Start of Dataset excerpt

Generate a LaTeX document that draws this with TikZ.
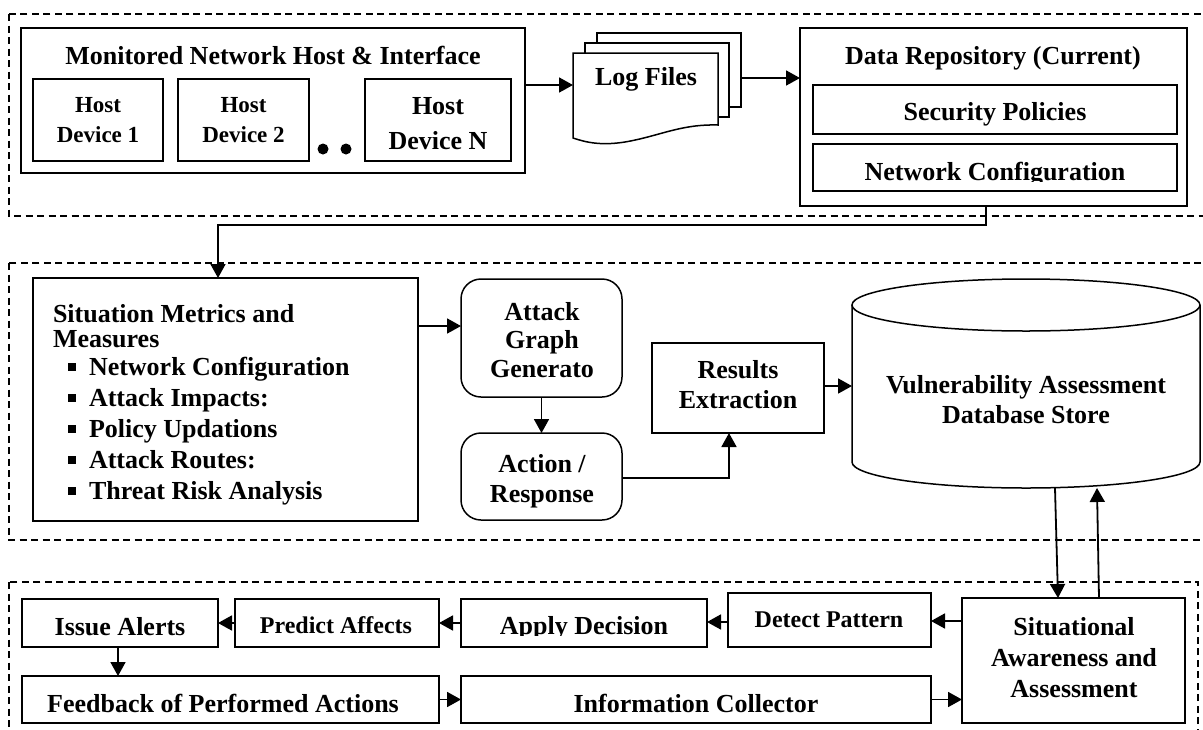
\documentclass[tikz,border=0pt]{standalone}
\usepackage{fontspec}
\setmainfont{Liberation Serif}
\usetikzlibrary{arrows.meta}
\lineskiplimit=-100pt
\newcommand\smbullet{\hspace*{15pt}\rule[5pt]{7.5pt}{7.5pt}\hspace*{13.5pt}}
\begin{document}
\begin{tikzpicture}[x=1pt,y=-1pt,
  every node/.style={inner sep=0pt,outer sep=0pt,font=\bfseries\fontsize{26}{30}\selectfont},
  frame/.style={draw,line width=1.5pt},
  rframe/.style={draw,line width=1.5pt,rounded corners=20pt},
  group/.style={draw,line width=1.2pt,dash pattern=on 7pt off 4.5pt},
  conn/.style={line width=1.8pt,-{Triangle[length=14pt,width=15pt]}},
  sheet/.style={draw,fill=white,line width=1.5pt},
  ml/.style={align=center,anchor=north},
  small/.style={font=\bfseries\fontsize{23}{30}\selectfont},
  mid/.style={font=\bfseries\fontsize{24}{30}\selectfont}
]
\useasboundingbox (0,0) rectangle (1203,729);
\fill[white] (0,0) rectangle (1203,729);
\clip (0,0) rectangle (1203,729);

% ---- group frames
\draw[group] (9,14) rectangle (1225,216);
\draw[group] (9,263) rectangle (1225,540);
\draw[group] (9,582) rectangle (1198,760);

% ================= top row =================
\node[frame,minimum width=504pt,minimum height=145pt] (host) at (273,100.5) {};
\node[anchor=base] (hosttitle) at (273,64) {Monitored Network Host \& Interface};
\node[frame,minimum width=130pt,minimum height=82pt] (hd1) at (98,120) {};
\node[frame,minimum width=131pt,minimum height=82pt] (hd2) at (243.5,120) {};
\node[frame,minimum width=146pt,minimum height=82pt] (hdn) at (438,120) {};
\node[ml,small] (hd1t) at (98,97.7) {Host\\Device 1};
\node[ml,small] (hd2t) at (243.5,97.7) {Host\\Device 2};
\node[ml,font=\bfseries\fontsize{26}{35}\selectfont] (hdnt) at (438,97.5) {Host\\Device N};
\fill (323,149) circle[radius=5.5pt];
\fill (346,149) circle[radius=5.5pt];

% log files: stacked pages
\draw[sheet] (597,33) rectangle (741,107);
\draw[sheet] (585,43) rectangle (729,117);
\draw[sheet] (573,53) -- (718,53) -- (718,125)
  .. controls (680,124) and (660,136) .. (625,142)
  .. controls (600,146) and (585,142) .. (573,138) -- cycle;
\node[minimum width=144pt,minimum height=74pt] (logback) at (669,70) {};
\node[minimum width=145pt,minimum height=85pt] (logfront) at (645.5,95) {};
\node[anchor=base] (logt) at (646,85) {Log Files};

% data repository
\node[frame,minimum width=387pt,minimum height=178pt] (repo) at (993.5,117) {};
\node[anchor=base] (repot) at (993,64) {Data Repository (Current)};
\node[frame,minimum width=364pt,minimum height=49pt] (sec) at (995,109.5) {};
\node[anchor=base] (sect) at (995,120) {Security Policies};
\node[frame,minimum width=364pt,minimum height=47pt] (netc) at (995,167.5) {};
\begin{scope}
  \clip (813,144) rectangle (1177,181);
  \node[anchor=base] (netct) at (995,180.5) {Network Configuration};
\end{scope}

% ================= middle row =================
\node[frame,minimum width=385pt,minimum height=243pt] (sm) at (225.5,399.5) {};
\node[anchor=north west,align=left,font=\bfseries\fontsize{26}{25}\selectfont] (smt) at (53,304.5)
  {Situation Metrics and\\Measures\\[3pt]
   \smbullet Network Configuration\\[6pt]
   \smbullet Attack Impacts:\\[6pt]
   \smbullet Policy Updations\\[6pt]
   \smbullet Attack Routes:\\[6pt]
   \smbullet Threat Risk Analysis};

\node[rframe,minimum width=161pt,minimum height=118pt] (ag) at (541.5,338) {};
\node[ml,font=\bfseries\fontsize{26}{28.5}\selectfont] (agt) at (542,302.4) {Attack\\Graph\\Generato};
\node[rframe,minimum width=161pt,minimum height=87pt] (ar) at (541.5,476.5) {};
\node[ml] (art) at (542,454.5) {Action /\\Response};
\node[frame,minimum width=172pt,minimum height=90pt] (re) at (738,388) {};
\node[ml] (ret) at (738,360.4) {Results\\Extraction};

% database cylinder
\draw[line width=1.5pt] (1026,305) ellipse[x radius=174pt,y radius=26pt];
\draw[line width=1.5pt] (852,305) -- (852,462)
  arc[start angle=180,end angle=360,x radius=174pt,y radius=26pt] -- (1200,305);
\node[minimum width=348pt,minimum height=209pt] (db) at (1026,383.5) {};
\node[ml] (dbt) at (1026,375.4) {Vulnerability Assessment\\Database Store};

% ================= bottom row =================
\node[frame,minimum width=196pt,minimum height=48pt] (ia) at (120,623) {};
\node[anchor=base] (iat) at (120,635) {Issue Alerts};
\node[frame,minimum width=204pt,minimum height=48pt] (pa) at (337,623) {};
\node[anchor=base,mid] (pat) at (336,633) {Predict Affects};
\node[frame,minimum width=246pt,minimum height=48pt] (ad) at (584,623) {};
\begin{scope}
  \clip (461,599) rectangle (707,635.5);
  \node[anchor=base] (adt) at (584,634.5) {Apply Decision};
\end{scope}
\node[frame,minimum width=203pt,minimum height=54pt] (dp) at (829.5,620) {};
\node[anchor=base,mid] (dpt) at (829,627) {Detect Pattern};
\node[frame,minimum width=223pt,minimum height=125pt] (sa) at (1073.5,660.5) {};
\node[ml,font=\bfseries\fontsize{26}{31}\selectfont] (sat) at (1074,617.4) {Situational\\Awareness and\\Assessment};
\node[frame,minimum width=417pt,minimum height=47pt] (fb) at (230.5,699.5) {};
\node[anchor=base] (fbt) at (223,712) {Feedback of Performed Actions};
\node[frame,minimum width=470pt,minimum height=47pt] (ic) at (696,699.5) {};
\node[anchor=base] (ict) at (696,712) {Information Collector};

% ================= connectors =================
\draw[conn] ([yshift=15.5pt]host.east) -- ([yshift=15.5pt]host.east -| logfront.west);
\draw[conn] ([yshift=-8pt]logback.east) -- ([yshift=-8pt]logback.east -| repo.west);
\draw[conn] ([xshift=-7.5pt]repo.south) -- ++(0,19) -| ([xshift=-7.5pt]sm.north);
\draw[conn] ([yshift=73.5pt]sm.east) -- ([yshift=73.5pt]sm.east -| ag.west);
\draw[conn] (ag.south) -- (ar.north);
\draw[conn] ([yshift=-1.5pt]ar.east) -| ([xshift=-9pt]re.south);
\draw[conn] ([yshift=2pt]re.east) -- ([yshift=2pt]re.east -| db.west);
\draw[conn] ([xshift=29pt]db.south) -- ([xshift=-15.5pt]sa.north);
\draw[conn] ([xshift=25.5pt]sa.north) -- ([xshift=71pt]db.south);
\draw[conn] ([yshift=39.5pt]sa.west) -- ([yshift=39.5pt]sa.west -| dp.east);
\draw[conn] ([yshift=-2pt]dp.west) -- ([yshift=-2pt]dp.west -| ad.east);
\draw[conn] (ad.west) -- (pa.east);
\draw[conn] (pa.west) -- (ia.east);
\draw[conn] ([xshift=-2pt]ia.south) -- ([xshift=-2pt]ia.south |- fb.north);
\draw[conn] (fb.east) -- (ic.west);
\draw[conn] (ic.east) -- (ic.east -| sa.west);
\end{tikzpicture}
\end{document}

End of Dataset excerpt

● Instructions for the task
Using the material above, set down every line exactly, but skip the pictures.

● Exercise output
Generate a LaTeX document that draws this with TikZ.
\documentclass[tikz,border=0pt]{standalone}
\usepackage{fontspec}
\setmainfont{Liberation Serif}
\usetikzlibrary{arrows.meta}
\lineskiplimit=-100pt
\newcommand\smbullet{\hspace*{15pt}\rule[5pt]{7.5pt}{7.5pt}\hspace*{13.5pt}}
\begin{document}
\begin{tikzpicture}[x=1pt,y=-1pt,
  every node/.style={inner sep=0pt,outer sep=0pt,font=\bfseries\fontsize{26}{30}\selectfont},
  frame/.style={draw,line width=1.5pt},
  rframe/.style={draw,line width=1.5pt,rounded corners=20pt},
  group/.style={draw,line width=1.2pt,dash pattern=on 7pt off 4.5pt},
  conn/.style={line width=1.8pt,-{Triangle[length=14pt,width=15pt]}},
  sheet/.style={draw,fill=white,line width=1.5pt},
  ml/.style={align=center,anchor=north},
  small/.style={font=\bfseries\fontsize{23}{30}\selectfont},
  mid/.style={font=\bfseries\fontsize{24}{30}\selectfont}
]
\useasboundingbox (0,0) rectangle (1203,729);
\fill[white] (0,0) rectangle (1203,729);
\clip (0,0) rectangle (1203,729);

% ---- group frames
\draw[group] (9,14) rectangle (1225,216);
\draw[group] (9,263) rectangle (1225,540);
\draw[group] (9,582) rectangle (1198,760);

% ================= top row =================
\node[frame,minimum width=504pt,minimum height=145pt] (host) at (273,100.5) {};
\node[anchor=base] (hosttitle) at (273,64) {Monitored Network Host \& Interface};
\node[frame,minimum width=130pt,minimum height=82pt] (hd1) at (98,120) {};
\node[frame,minimum width=131pt,minimum height=82pt] (hd2) at (243.5,120) {};
\node[frame,minimum width=146pt,minimum height=82pt] (hdn) at (438,120) {};
\node[ml,small] (hd1t) at (98,97.7) {Host\\Device 1};
\node[ml,small] (hd2t) at (243.5,97.7) {Host\\Device 2};
\node[ml,font=\bfseries\fontsize{26}{35}\selectfont] (hdnt) at (438,97.5) {Host\\Device N};
\fill (323,149) circle[radius=5.5pt];
\fill (346,149) circle[radius=5.5pt];

% log files: stacked pages
\draw[sheet] (597,33) rectangle (741,107);
\draw[sheet] (585,43) rectangle (729,117);
\draw[sheet] (573,53) -- (718,53) -- (718,125)
  .. controls (680,124) and (660,136) .. (625,142)
  .. controls (600,146) and (585,142) .. (573,138) -- cycle;
\node[minimum width=144pt,minimum height=74pt] (logback) at (669,70) {};
\node[minimum width=145pt,minimum height=85pt] (logfront) at (645.5,95) {};
\node[anchor=base] (logt) at (646,85) {Log Files};

% data repository
\node[frame,minimum width=387pt,minimum height=178pt] (repo) at (993.5,117) {};
\node[anchor=base] (repot) at (993,64) {Data Repository (Current)};
\node[frame,minimum width=364pt,minimum height=49pt] (sec) at (995,109.5) {};
\node[anchor=base] (sect) at (995,120) {Security Policies};
\node[frame,minimum width=364pt,minimum height=47pt] (netc) at (995,167.5) {};
\begin{scope}
  \clip (813,144) rectangle (1177,181);
  \node[anchor=base] (netct) at (995,180.5) {Network Configuration};
\end{scope}

% ================= middle row =================
\node[frame,minimum width=385pt,minimum height=243pt] (sm) at (225.5,399.5) {};
\node[anchor=north west,align=left,font=\bfseries\fontsize{26}{25}\selectfont] (smt) at (53,304.5)
  {Situation Metrics and\\Measures\\[3pt]
   \smbullet Network Configuration\\[6pt]
   \smbullet Attack Impacts:\\[6pt]
   \smbullet Policy Updations\\[6pt]
   \smbullet Attack Routes:\\[6pt]
   \smbullet Threat Risk Analysis};

\node[rframe,minimum width=161pt,minimum height=118pt] (ag) at (541.5,338) {};
\node[ml,font=\bfseries\fontsize{26}{28.5}\selectfont] (agt) at (542,302.4) {Attack\\Graph\\Generato};
\node[rframe,minimum width=161pt,minimum height=87pt] (ar) at (541.5,476.5) {};
\node[ml] (art) at (542,454.5) {Action /\\Response};
\node[frame,minimum width=172pt,minimum height=90pt] (re) at (738,388) {};
\node[ml] (ret) at (738,360.4) {Results\\Extraction};

% database cylinder
\draw[line width=1.5pt] (1026,305) ellipse[x radius=174pt,y radius=26pt];
\draw[line width=1.5pt] (852,305) -- (852,462)
  arc[start angle=180,end angle=360,x radius=174pt,y radius=26pt] -- (1200,305);
\node[minimum width=348pt,minimum height=209pt] (db) at (1026,383.5) {};
\node[ml] (dbt) at (1026,375.4) {Vulnerability Assessment\\Database Store};

% ================= bottom row =================
\node[frame,minimum width=196pt,minimum height=48pt] (ia) at (120,623) {};
\node[anchor=base] (iat) at (120,635) {Issue Alerts};
\node[frame,minimum width=204pt,minimum height=48pt] (pa) at (337,623) {};
\node[anchor=base,mid] (pat) at (336,633) {Predict Affects};
\node[frame,minimum width=246pt,minimum height=48pt] (ad) at (584,623) {};
\begin{scope}
  \clip (461,599) rectangle (707,635.5);
  \node[anchor=base] (adt) at (584,634.5) {Apply Decision};
\end{scope}
\node[frame,minimum width=203pt,minimum height=54pt] (dp) at (829.5,620) {};
\node[anchor=base,mid] (dpt) at (829,627) {Detect Pattern};
\node[frame,minimum width=223pt,minimum height=125pt] (sa) at (1073.5,660.5) {};
\node[ml,font=\bfseries\fontsize{26}{31}\selectfont] (sat) at (1074,617.4) {Situational\\Awareness and\\Assessment};
\node[frame,minimum width=417pt,minimum height=47pt] (fb) at (230.5,699.5) {};
\node[anchor=base] (fbt) at (223,712) {Feedback of Performed Actions};
\node[frame,minimum width=470pt,minimum height=47pt] (ic) at (696,699.5) {};
\node[anchor=base] (ict) at (696,712) {Information Collector};

% ================= connectors =================
\draw[conn] ([yshift=15.5pt]host.east) -- ([yshift=15.5pt]host.east -| logfront.west);
\draw[conn] ([yshift=-8pt]logback.east) -- ([yshift=-8pt]logback.east -| repo.west);
\draw[conn] ([xshift=-7.5pt]repo.south) -- ++(0,19) -| ([xshift=-7.5pt]sm.north);
\draw[conn] ([yshift=73.5pt]sm.east) -- ([yshift=73.5pt]sm.east -| ag.west);
\draw[conn] (ag.south) -- (ar.north);
\draw[conn] ([yshift=-1.5pt]ar.east) -| ([xshift=-9pt]re.south);
\draw[conn] ([yshift=2pt]re.east) -- ([yshift=2pt]re.east -| db.west);
\draw[conn] ([xshift=29pt]db.south) -- ([xshift=-15.5pt]sa.north);
\draw[conn] ([xshift=25.5pt]sa.north) -- ([xshift=71pt]db.south);
\draw[conn] ([yshift=39.5pt]sa.west) -- ([yshift=39.5pt]sa.west -| dp.east);
\draw[conn] ([yshift=-2pt]dp.west) -- ([yshift=-2pt]dp.west -| ad.east);
\draw[conn] (ad.west) -- (pa.east);
\draw[conn] (pa.west) -- (ia.east);
\draw[conn] ([xshift=-2pt]ia.south) -- ([xshift=-2pt]ia.south |- fb.north);
\draw[conn] (fb.east) -- (ic.west);
\draw[conn] (ic.east) -- (ic.east -| sa.west);
\end{tikzpicture}
\end{document}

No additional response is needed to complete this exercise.